1. The Danger of Holder Concentration
Traders are now being urged to utilize on-chain analysis tools to verify "holder distribution" before investing. If a top 10 list of wallets accounts for more than 50% of the supply, the risk of a "rug pull" or a liquidity crash is exponentially higher. Transparency in ownership is no longer a "nice-to-have" feature; it is a fundamental requirement for risk management.
2. The Fallacy of Paper Valuation
The SIREN collapse proves that a project’s market cap can be completely detached from its actual value. Investors must look at the "liquidity-to-market-cap" ratio. If a token has a $100 million market cap but only $50,000 in liquidity, a relatively small sell order can trigger a catastrophic decline.
3. The Need for Exchange Listing Rigor
The fact that SIREN was tradable across multiple centralized exchanges also raises questions about exchange listing requirements. While exchanges often prioritize volume, the SIREN event highlights the need for a more comprehensive vetting process regarding token distribution and supply concentration to protect their user bases from extreme volatility.
A Call for Enhanced Due Diligence
For the average market participant, the SIREN saga is a stark reminder that the "Wild West" nature of crypto remains very much alive. The barrier to entry for creating a token is near zero, but the responsibility for vetting that token remains entirely on the trader.
How to Mitigate Risks
Going forward, market participants should adopt a more rigorous framework for assessing new or low-cap projects:
- Liquidity Pool Depth: Always check the total value locked (TVL) in liquidity pools on decentralized exchanges.
- Wallet Analysis: Use block explorers to identify the top holders.
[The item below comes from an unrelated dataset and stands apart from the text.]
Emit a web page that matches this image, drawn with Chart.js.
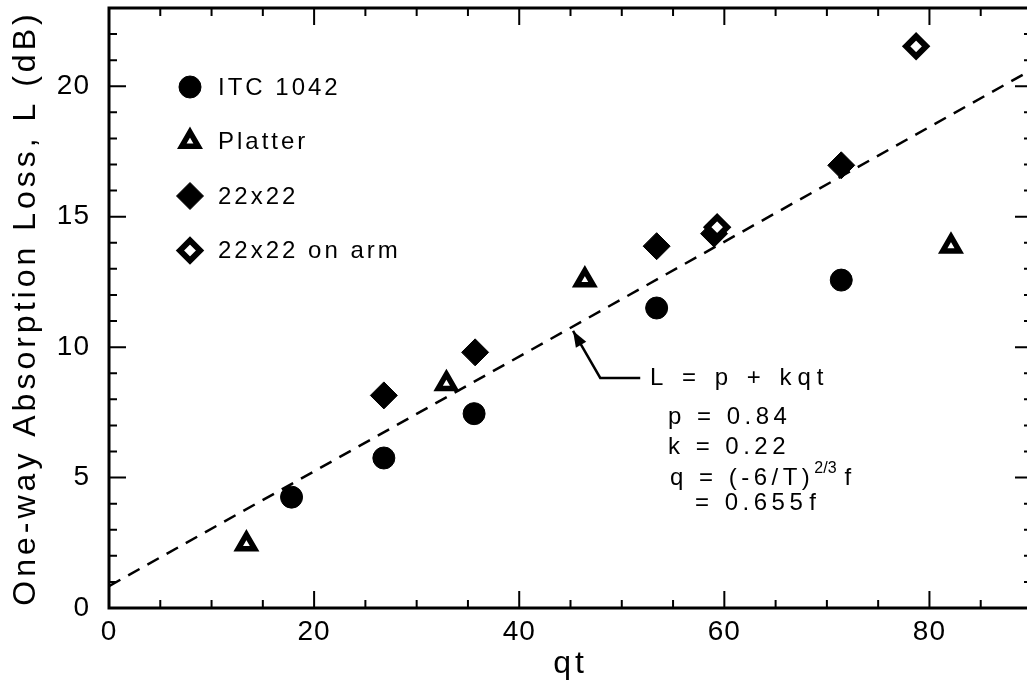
<!DOCTYPE html>
<html><head><meta charset="utf-8">
<script src="https://cdn.jsdelivr.net/npm/chart.js@4/dist/chart.umd.min.js"></script>
<style>
html,body{margin:0;padding:0;background:#fff;overflow:hidden;width:1027px;height:683px}
#wrap{width:1040px;height:683px;position:relative}
</style>
</head><body><div id="wrap"><canvas id="c" width="1040" height="683"></canvas></div>
<script>
// ---- data ----
const itcX      = [17.8, 26.8, 35.6, 53.4, 71.4];
const itcY      = [4.25, 5.75, 7.45, 11.5, 12.57];
const platterX  = [13.4, 32.9, 46.4, 82.1];
const platterY  = [2.45, 8.6, 12.57, 13.87];
const d22X      = [26.8, 35.7, 53.4, 59.0, 71.4];
const d22Y      = [8.15, 9.8, 13.87, 14.35, 16.97];
const armX      = [59.3, 78.7];
const armY      = [14.6, 21.53];
const fitX      = [0, 90];
const fitY      = [0.84, 20.64];
const xTickLabels = [0, 20, 40, 60, 80];
const yTickLabels = [0, 5, 10, 15, 20];
const xMinorTicks = [0,5,10,15,20,25,30,35,40,45,50,55,60,65,70,75,80,85,90];
const yMinorTicks = [0,1,2,3,4,5,6,7,8,9,10,11,12,13,14,15,16,17,18,19,20,21,22,23];
const seriesNames = ['ITC 1042', 'Platter', '22x22', '22x22 on arm'];
const fitLabel = 'L = p + kqt';
const fitNotes = ['p = 0.84', 'k = 0.22'];

const pts = (xs, ys) => xs.map((x, i) => ({x, y: ys[i]}));
const FONT = "'Liberation Sans', Arial, sans-serif";
Chart.defaults.font.family = FONT;
Chart.defaults.color = '#000';

const styles = [
  {pointStyle:'circle',   radius:11,  borderWidth:1,   backgroundColor:'#000', borderColor:'#000'},
  {pointStyle:'triangle', radius:9.5, borderWidth:5.5, backgroundColor:'#fff', borderColor:'#000'},
  {pointStyle:'rectRot',  radius:13.5,borderWidth:1,   backgroundColor:'#000', borderColor:'#000'},
  {pointStyle:'rectRot',  radius:10,  borderWidth:6,   backgroundColor:'#fff', borderColor:'#000'}
];
function ds(label, data, st){
  return {label, data, showLine:false, pointStyle:st.pointStyle, pointRadius:st.radius,
    pointBorderWidth:st.borderWidth, pointBackgroundColor:st.backgroundColor,
    pointBorderColor:st.borderColor, pointHoverRadius:st.radius};
}

function withSpacing(ctx, sp, fn){ ctx.save(); ctx.letterSpacing = sp; fn(); ctx.restore(); }

const framePlugin = {
  id:'frame',
  beforeDraw(chart){
    ['x','y'].forEach(id=>{
      const s = chart.scales[id];
      if (!s._wrapped){
        const ot = s.drawTitle.bind(s);
        s.drawTitle = function(){ withSpacing(chart.ctx, '4px', ot); };
        const ol = s.drawLabels.bind(s);
        s.drawLabels = function(a){ withSpacing(chart.ctx, '1px', ()=>ol(a)); };
        s._wrapped = true;
      }
    });
  },
  afterDraw(chart){
    const {ctx, chartArea:a, scales:{x, y}} = chart;
    ctx.save();
    ctx.strokeStyle = '#000';
    ctx.lineWidth = 3;
    ctx.strokeRect(a.left, a.top, a.right - a.left, a.bottom - a.top);
    ctx.lineWidth = 2;
    ctx.beginPath();
    xMinorTicks.forEach(v=>{
      const px = x.getPixelForValue(v);
      const len = v % 20 === 0 ? 17 : 8;
      ctx.moveTo(px, a.bottom); ctx.lineTo(px, a.bottom - len);
      ctx.moveTo(px, a.top);    ctx.lineTo(px, a.top + len);
    });
    yMinorTicks.forEach(v=>{
      const py = y.getPixelForValue(v);
      const len = v % 5 === 0 ? 17 : 8;
      ctx.moveTo(a.left, py);  ctx.lineTo(a.left + len, py);
      ctx.moveTo(a.right, py); ctx.lineTo(a.right - len, py);
    });
    ctx.stroke();
    ctx.restore();
  }
};

const legendPlugin = {
  id:'innerLegend',
  afterDatasetsDraw(chart){
    const {ctx, chartArea:a} = chart;
    const order = [0,1,2,3];
    ctx.save();
    order.forEach((k, i)=>{
      const st = styles[k];
      const cx = a.left + 81, cy = a.top + 79 + i * 54.5;
      ctx.fillStyle = st.backgroundColor; ctx.strokeStyle = st.borderColor; ctx.lineWidth = st.borderWidth;
      Chart.helpers.drawPoint(ctx, {pointStyle:st.pointStyle, radius:st.radius, borderWidth:st.borderWidth, rotation:0}, cx, cy);
      ctx.fillStyle = '#000';
      ctx.font = '24px ' + FONT;
      ctx.textBaseline = 'middle';
      ctx.textAlign = 'left';
      ctx.letterSpacing = '3px';
      ctx.fillText(seriesNames[k], a.left + 109, cy + 1);
      ctx.letterSpacing = '0px';
    });
    ctx.restore();
  }
};

const annotPlugin = {
  id:'fitAnnot',
  afterDatasetsDraw(chart){
    const {ctx, scales:{x, y}} = chart;
    const tip = [x.getPixelForValue(45.25), y.getPixelForValue(10.62)];
    const elb = [x.getPixelForValue(47.9),  y.getPixelForValue(8.82)];
    const end = [x.getPixelForValue(51.8),  y.getPixelForValue(8.82)];
    const tx = x.getPixelForValue(52.75), ty = y.getPixelForValue(8.82);
    ctx.save();
    ctx.strokeStyle = '#000'; ctx.fillStyle = '#000'; ctx.lineWidth = 2.5;
    ctx.beginPath(); ctx.moveTo(end[0], end[1]); ctx.lineTo(elb[0], elb[1]); ctx.lineTo(tip[0], tip[1]); ctx.stroke();
    const ang = Math.atan2(tip[1]-elb[1], tip[0]-elb[0]);
    const L = 16, W = 6;
    const bx = tip[0] - L*Math.cos(ang), by = tip[1] - L*Math.sin(ang);
    ctx.beginPath();
    ctx.moveTo(tip[0], tip[1]);
    ctx.lineTo(bx + W*Math.sin(ang), by - W*Math.cos(ang));
    ctx.lineTo(bx - W*Math.sin(ang), by + W*Math.cos(ang));
    ctx.closePath(); ctx.fill();

    ctx.textBaseline = 'middle'; ctx.textAlign = 'left';
    ctx.font = '24px ' + FONT;
    ctx.letterSpacing = '6px';
    ctx.fillText(fitLabel, tx, ty);
    ctx.letterSpacing = '4.5px';
    ctx.fillText(fitNotes[0], tx + 18, ty + 39);
    ctx.fillText(fitNotes[1], tx + 18, ty + 69);
    let qx = tx + 20, qy = ty + 100;
    const part1 = 'q = (-6/T)';
    ctx.fillText(part1, qx, qy);
    qx += ctx.measureText(part1).width;
    ctx.font = '16px ' + FONT; ctx.letterSpacing = '0px';
    ctx.fillText('2/3', qx, qy - 9);
    qx += ctx.measureText('2/3').width + 8;
    ctx.font = '24px ' + FONT;
    ctx.fillText('f', qx, qy);
    ctx.letterSpacing = '4.5px';
    ctx.fillText('= 0.655', tx + 45, ty + 125);
    const w2 = ctx.measureText('= 0.655').width;
    ctx.letterSpacing = '0px';
    ctx.fillText('f', tx + 45 + w2 + 2, ty + 125);
    ctx.restore();
  }
};

new Chart(document.getElementById('c'), {
  type:'scatter',
  data:{datasets:[
    ds(seriesNames[3], pts(armX, armY), styles[3]),
    ds(seriesNames[2], pts(d22X, d22Y), styles[2]),
    ds(seriesNames[1], pts(platterX, platterY), styles[1]),
    ds(seriesNames[0], pts(itcX, itcY), styles[0]),
    {label:fitLabel, data:pts(fitX, fitY), showLine:true, pointRadius:0, borderColor:'#000',
     borderWidth:2.5, borderDash:[13,9], fill:false}
  ]},
  options:{
    responsive:false, animation:false,
    layout:{autoPadding:false, padding:{left:0, top:8, right:8, bottom:0}},
    plugins:{legend:{display:false}, tooltip:{enabled:false}},
    scales:{
      x:{type:'linear', position:'bottom', min:0, max:90,
        afterFit(s){ s.height = 75; s.paddingLeft = 0; s.paddingRight = 0; },
        afterBuildTicks(s){ s.ticks = xTickLabels.map(v=>({value:v})); },
        ticks:{font:{size:28}, color:'#000', padding:7, maxRotation:0, autoSkip:false},
        grid:{display:false, drawTicks:false}, border:{display:false},
        title:{display:true, text:'qt', font:{size:32}, color:'#000', padding:{top:0, bottom:0}}},
      y:{type:'linear', position:'left', min:0, max:23,
        afterFit(s){ s.width = 109; s.paddingTop = 0; s.paddingBottom = 0; },
        afterBuildTicks(s){ s.ticks = yTickLabels.map(v=>({value:v})); },
        ticks:{font:{size:28}, color:'#000', padding:19, autoSkip:false},
        grid:{display:false, drawTicks:false}, border:{display:false},
        title:{display:true, text:'One-way Absorption Loss, L (dB)', font:{size:32}, color:'#000', padding:{top:7, bottom:0}}}
    }
  },
  plugins:[framePlugin, legendPlugin, annotPlugin]
});
</script>
</body></html>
If the supply is heavily concentrated in a few non-contract addresses, the risk is extreme.
- Unlock Schedules: Investigate whether there are impending token unlocks that could lead to sudden supply inflation.
- Governance and Utility: Ask whether the token has a genuine function or if it is purely speculative.
In the final analysis, SIREN’s collapse serves as a sobering lesson for the ecosystem. While the allure of "moonshot" tokens is powerful, the structural risks inherent in centralized supply models are unavoidable. The market has once again demonstrated that when the underlying foundation is built on sand, no amount of narrative momentum can prevent the eventual, and often devastating, collapse. As the crypto industry matures, projects that prioritize transparent tokenomics and distributed ownership will likely be the only ones capable of weathering the inevitable volatility of the digital asset markets.